Bir başka değerlendirme
Farklı disiplinlerden kalkınma alanında çalışan 170 bilim insanı 22 Nisan tarihinde bir bildiri yayımladı. Bildiride pandemi sonrası uygulanmasının gerekeceğini öngördükleri yeni bir kalkınma modelini beş temel politika üzerinden açıkladılar.
Bu bildirideki 3. ayak:
– Biyoçeşitliliğin korunmasına,
– Sürdürülebilir ve çoğunlukla yerel ve vejetaryen gıda üretimine,
-Adil tarımsal istihdam koşullarına ve ücretlerine dayalı yenileyici-onarıcı tarıma yönelmenin gerektiğinin altını çizdiler. Hükümet yukarıda yazdığım belirlemelere ve öngörülere aldırmıyor gibi. Tarımda kısa-orta-uzun erimde ne yapacağına dair planı yok. Varsa açıklamış değil. Bilinmiyor.
Hükümet ne yapıyor?
Onun da yanıtını Ziraat Mühendisleri Odası Başkanı Baki Remzi Suiçmez veriyor:
“-Gıda stoklarımız, bilinmiyor gizleniyor’
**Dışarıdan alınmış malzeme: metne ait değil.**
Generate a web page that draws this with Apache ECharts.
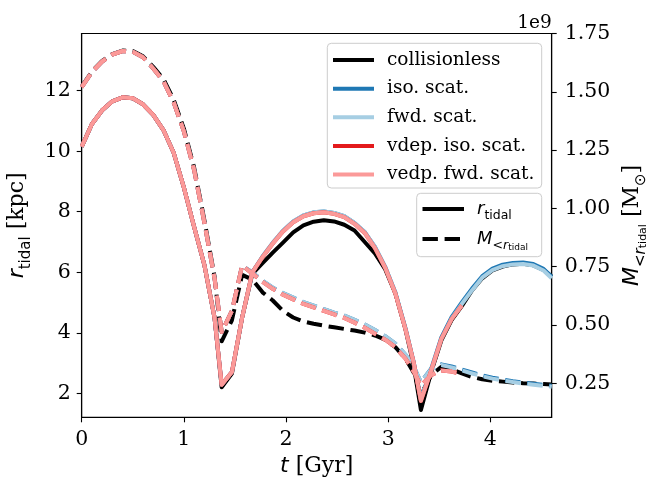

– Tarım ve Orman Bakanlığı 21 ilde yedi ürün tohumunda yüzde 75 hibe desteği verecek. Neden 21 il? Neden yedi ürün? Neden sadece tohum hibe desteği? – Üstelik bu tohumlar şirket tohumu. Yani yerel tohuma değil destek-.
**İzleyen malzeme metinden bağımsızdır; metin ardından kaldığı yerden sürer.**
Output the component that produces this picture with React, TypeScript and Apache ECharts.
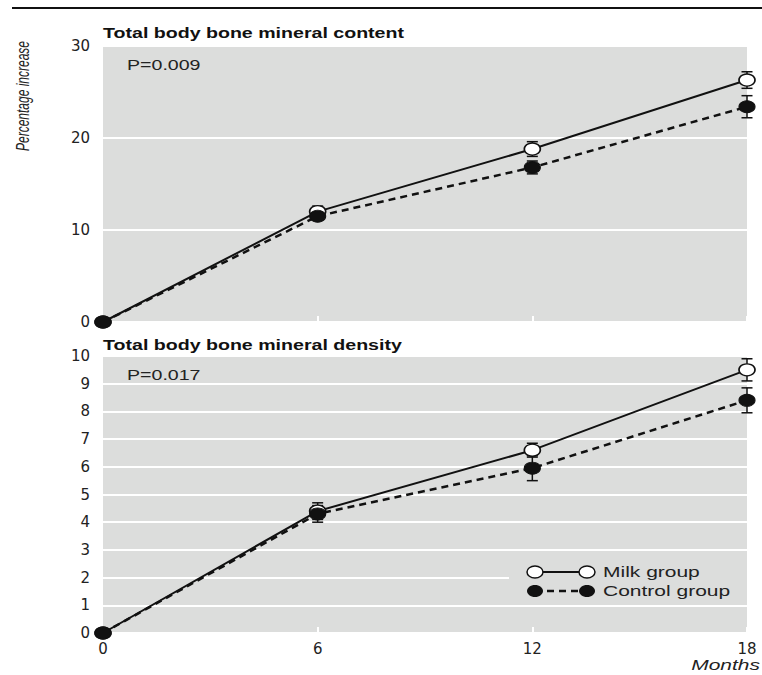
import React, { useEffect, useRef } from "react";
import * as echarts from "echarts";

const months = [0, 6, 12, 18];
const bmcMilk = [0, 12.0, 18.8, 26.3];
const bmcMilkErr = [0, 0.6, 0.8, 0.9];
const bmcControl = [0, 11.5, 16.8, 23.4];
const bmcControlErr = [0, 0.4, 0.7, 1.2];
const bmdMilk = [0, 4.4, 6.6, 9.5];
const bmdMilkErr = [0, 0.3, 0.25, 0.4];
const bmdControl = [0, 4.3, 5.95, 8.4];
const bmdControlErr = [0, 0.3, 0.45, 0.45];
const xTicks = [0, 6, 12, 18];
const panelTitles = ["Total body bone mineral content", "Total body bone mineral density"];
const pValues = ["P=0.009", "P=0.017"];
const legendLabels = ["Milk group", "Control group"];

const FONT = "'Liberation Sans', Arial, sans-serif";
const AXFONT = "'DejaVu Sans', sans-serif";
const GRAY = "#dcdddc";
const SX = 1.4;

function pairs(ys: number[]) {
  return months.map((m, i) => [m, ys[i]]);
}
function errData(ys: number[], es: number[]) {
  return months
    .map((m, i) => [m, ys[i] - es[i], ys[i] + es[i]])
    .filter((d) => d[2] - d[1] > 0);
}

const errRender = (params: any, api: any) => {
  const x = api.value(0);
  const lo = api.coord([x, api.value(1)]);
  const hi = api.coord([x, api.value(2)]);
  const w = 5.5;
  const style = { stroke: "#111", lineWidth: 1.5 };
  return {
    type: "group",
    children: [
      { type: "line", shape: { x1: lo[0], y1: lo[1], x2: hi[0], y2: hi[1] }, style },
      { type: "line", shape: { x1: lo[0] - w, y1: lo[1], x2: lo[0] + w, y2: lo[1] }, style },
      { type: "line", shape: { x1: hi[0] - w, y1: hi[1], x2: hi[0] + w, y2: hi[1] }, style },
    ],
  };
};

export default function App() {
  const ref = useRef<HTMLDivElement>(null);
  useEffect(() => {
    if (!ref.current) return;
    const chart = echarts.init(ref.current, null, { renderer: "svg" });
    const grids = [
      { left: 103, right: 15, top: 46, height: 276 },
      { left: 103, right: 15, top: 356, height: 277 },
    ].map((g) => ({ ...g, show: true, backgroundColor: GRAY, borderWidth: 0 }));

    const xAxis = [0, 1].map((i) => ({
      type: "value",
      gridIndex: i,
      min: 0,
      max: 18,
      interval: 6,
      axisLine: { show: false },
      axisTick: { show: true, inside: true, length: 6, lineStyle: { color: "#ffffff", width: 2 } },
      splitLine: { show: false },
      axisLabel: {
        show: i === 1,
        color: "#222",
        fontSize: 15,
        fontFamily: AXFONT,
        margin: 8,
        customValues: xTicks,
      },
    }));

    const yAxis = [
      { gridIndex: 0, min: 0, max: 30, interval: 10 },
      { gridIndex: 1, min: 0, max: 10, interval: 1 },
    ].map((a) => ({
      type: "value",
      ...a,
      axisLine: { show: false },
      axisTick: { show: false },
      splitLine: { show: true, lineStyle: { color: "#ffffff", width: 2 } },
      axisLabel: { color: "#222", fontSize: 15, fontFamily: AXFONT, margin: 13 },
    }));

    const lineSeries = (gi: number, ys: number[], milk: boolean) => ({
      type: "line",
      xAxisIndex: gi,
      yAxisIndex: gi,
      data: pairs(ys),
      clip: false,
      symbol: "circle",
      symbolSize: [16, 12],
      z: milk ? 3 : 4,
      lineStyle: { color: "#111", width: milk ? 2 : 2.5, type: milk ? "solid" : [7, 5] },
      itemStyle: milk
        ? { color: "#ffffff", borderColor: "#111", borderWidth: 1.5 }
        : { color: "#111", borderColor: "#111", borderWidth: 1 },
    });
    const errSeries = (gi: number, ys: number[], es: number[]) => ({
      type: "custom",
      xAxisIndex: gi,
      yAxisIndex: gi,
      data: errData(ys, es),
      renderItem: errRender,
      clip: false,
      z: 2,
    });

    const txt = (x: number, y: number, text: string, size: number, extra: any = {}) => ({
      type: "text",
      x,
      y,
      scaleX: SX,
      z: 12,
      style: { text, fontSize: size, fontFamily: FONT, fill: "#222", verticalAlign: "middle", ...extra },
    });

    const lx = 535, lx2 = 587, ly1 = 572, ly2 = 591;
    chart.setOption({
      animation: false,
      backgroundColor: "#ffffff",
      grid: grids,
      xAxis,
      yAxis,
      series: [
        errSeries(0, bmcMilk, bmcMilkErr),
        errSeries(0, bmcControl, bmcControlErr),
        lineSeries(0, bmcMilk, true),
        lineSeries(0, bmcControl, false),
        errSeries(1, bmdMilk, bmdMilkErr),
        errSeries(1, bmdControl, bmdControlErr),
        lineSeries(1, bmdMilk, true),
        lineSeries(1, bmdControl, false),
      ],
      graphic: [
        { type: "line", shape: { x1: 12, y1: 8, x2: 762, y2: 8 }, style: { stroke: "#111", lineWidth: 2 } },
        {
          type: "text", x: 22, y: 96, rotation: Math.PI / 2, scaleY: 1.6,
          style: { text: "Percentage increase", fontSize: 12, fontStyle: "italic", fontFamily: FONT, fill: "#222", align: "center", verticalAlign: "middle" },
        },
        txt(103, 33, panelTitles[0], 14, { fontWeight: "bold", fill: "#111" }),
        txt(103, 345, panelTitles[1], 14, { fontWeight: "bold", fill: "#111" }),
        txt(127, 65, pValues[0], 14),
        txt(127, 375, pValues[1], 14),
        txt(760, 665, "Months", 15, { fontStyle: "italic", align: "right" }),
        { type: "rect", shape: { x: 509, y: 560, width: 238, height: 40 }, style: { fill: GRAY }, z: 10 },
        { type: "line", shape: { x1: lx, y1: ly1, x2: lx2, y2: ly1 }, style: { stroke: "#111", lineWidth: 2 }, z: 11 },
        { type: "line", shape: { x1: lx, y1: ly2, x2: lx2, y2: ly2 }, style: { stroke: "#111", lineWidth: 2.5, lineDash: [7, 5] }, z: 11 },
        { type: "ellipse", shape: { cx: lx, cy: ly1, rx: 8, ry: 6 }, style: { fill: "#fff", stroke: "#111", lineWidth: 1.5 }, z: 12 },
        { type: "ellipse", shape: { cx: lx2, cy: ly1, rx: 8, ry: 6 }, style: { fill: "#fff", stroke: "#111", lineWidth: 1.5 }, z: 12 },
        { type: "ellipse", shape: { cx: lx, cy: ly2, rx: 8, ry: 6 }, style: { fill: "#111" }, z: 12 },
        { type: "ellipse", shape: { cx: lx2, cy: ly2, rx: 8, ry: 6 }, style: { fill: "#111" }, z: 12 },
        txt(603, ly1, legendLabels[0], 15),
        txt(603, ly2, legendLabels[1], 15),
      ],
    });
    return () => chart.dispose();
  }, []);
  return (
    <div
      ref={ref}
      style={{ position: "fixed", left: 0, top: 0, width: 762, height: 675 }}
    />
  );
}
– Salgının en çok etkilediği ülkelerden biri olan Brezilya’dan 10 bin canlı hayvan ithal ettik. Neden, doğru mu?
– Cumhurbaşkanı, ‘Ekonomik İstikrar Kalkanı Planı’nı açıkladı. Bunun içinde tarım sektörü yok. Cumhurbaşkanı yine ülkemizde 2020 yılı desteklerinin yarısının ödendiğini söyledi. Bu doğru değil. Ödemelere daha başlanmadı bile. Ödenen 2019 yılı destekleridir. Onun da yüzde 56’sı ödendi. Çiftçinin daha 2019’dan 5.6 milyar alacağı var.
-Çiftçinin sadece kredi borcu altı ay ertelendi, affedilmedi. Kredi borcu ötelemek, Türkiye tarımını ve çiftçileri kurtarmaz. Çünkü üretici çok borçlu. Ayrıca bu altı ay da koşullu gizli bir öteleme. Bir kere bütün çiftçileri kapsamıyor. Ayrıca altı ayı da kapsamıyor. Bu sadece mayıs ve haziran ödemelerini kapsıyor ve o da hazine garantili krediler için.”
Evet. Covid-19 öncesi kriz vardı zaten. Tarımda eski kriz oluşturucu politik alışkanlıkla hâlâ hareket ediliyor. Yani kriz pışpışlanıp büyütülüyor. Galaksiler de homurdanıyor.